Gino Bartali, le « pecnot » Résistant, et Rachid Mekhloufi, joueur de Saint-Étienne parti en tournée sous les couleurs de l’équipe du FLN, font aussi partie du panthéon de l’auteur. Ces deux portraits comptant parmi les plus réussis : le premier intègre quelques bribes d’une chanson de Paolo Conte sur Bartali et a pour contraste une description de la personnalité flamboyante de Fausto Coppi ; le second dresse une fresque politique en accéléré de la guerre d’Algérie jusqu’à notre présent d’attentats.

Chino aime le sport est sans aucun doute une bonne porte d’entrée pour qui ne connaîtrait pas le travail de Christian Prigent – et celui-ci aide son lecteur ignorant en sport par des notes didactiques sur chaque champion. Son œuvre est aujourd’hui considérable, même si elle est encore aujourd’hui tenue relativement à l’écart par les médias. Pour en prendre la mesure, la lecture des actes du colloque de Cerisy qui lui a été consacré en 2014 s’avérera profitable. Christian Prigent _: trou(v)er sa langue_ en est le titre, car rien n’est plus nécessaire pour le poète.

Bénédicte Gorrillot, qui, avec Fabrice Thumerel, a dirigé cet ouvrage, rappelle cette citation de l’auteur de Chino aime le sport : « Les œuvres ont [pour charge] de “trouver une langue” […] Que veut dire “trouver une langue” ?, sinon verbaliser autrement l’expérience que nous faisons du monde où nous vivons comme du monde qui vit en nous ? » (dans L’Illisibilité en question, Presses universitaire du Septentrion, 2014).
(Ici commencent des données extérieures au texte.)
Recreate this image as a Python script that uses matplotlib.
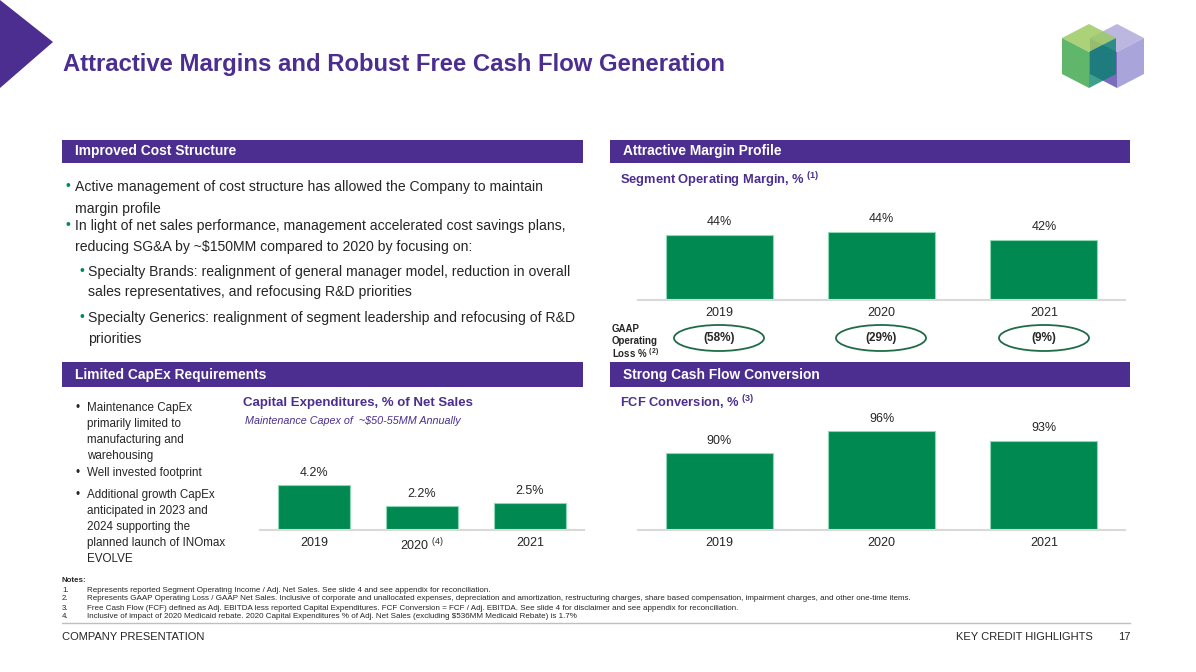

S’il répond aux exigences de la recherche, ce gros volume est non seulement stimulant mais très plaisant. D’abord parce qu’il traque les questions essentielles posées par l’œuvre prigentienne tout en en suscitant d’autres. Aussi parce qu’il réunit des auteurs d’horizons divers : universitaires, critiques, écrivains, artistes, cinéaste… Et des poètes, dont certains sont des amis de longue date, comme Jean-Pierre Verheggen. Celui-ci livre une correspondance de Christian Prigent radicalement décoiffante sur le monde littéraire. Où on peut lire aussi : « Je suis un chemin. Il vaut ce qu’il vaut. C’est à prendre ou à laisser ». Eh bien, on prend !

[1] Les deux livres chez POL.

Chino aime le sport, Christian Prigent, POL, 174 p., 18 euros.
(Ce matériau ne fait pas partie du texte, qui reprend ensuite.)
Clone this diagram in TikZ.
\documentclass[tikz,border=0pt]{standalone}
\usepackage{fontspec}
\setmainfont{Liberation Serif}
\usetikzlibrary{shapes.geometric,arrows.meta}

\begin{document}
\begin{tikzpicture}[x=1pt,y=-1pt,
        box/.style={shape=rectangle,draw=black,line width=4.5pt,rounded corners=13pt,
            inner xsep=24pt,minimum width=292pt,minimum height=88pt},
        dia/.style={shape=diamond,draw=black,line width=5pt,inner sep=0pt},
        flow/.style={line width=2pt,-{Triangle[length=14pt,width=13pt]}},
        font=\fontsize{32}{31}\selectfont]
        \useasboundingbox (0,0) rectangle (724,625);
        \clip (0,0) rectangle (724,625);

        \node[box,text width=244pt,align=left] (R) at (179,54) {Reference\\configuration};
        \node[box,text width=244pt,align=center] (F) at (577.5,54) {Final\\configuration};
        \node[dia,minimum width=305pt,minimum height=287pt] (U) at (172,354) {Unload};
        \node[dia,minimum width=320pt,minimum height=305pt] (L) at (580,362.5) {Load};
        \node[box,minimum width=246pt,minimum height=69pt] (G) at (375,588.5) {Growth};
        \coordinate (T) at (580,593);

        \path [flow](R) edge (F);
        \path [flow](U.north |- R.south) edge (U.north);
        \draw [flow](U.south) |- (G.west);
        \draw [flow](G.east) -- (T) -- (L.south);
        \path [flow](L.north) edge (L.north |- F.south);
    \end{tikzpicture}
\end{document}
Christian Prigent : trou(v)er sa langue, avec des inédits de Christian Prigent, sous la direction de Bénédicte Gorrillot et Fabrice Thumerel, Hermann, 548 p., 34 euros.

À lire aussi, de passionnants carnets de travail : Ça tourne, Christian Prigent, L’Ollave, 65 p., 14 euros.

Ainsi que : La contre-attaque, sous la direction d’Alain Jugnon, Poncerq, 280 p, 18 euros.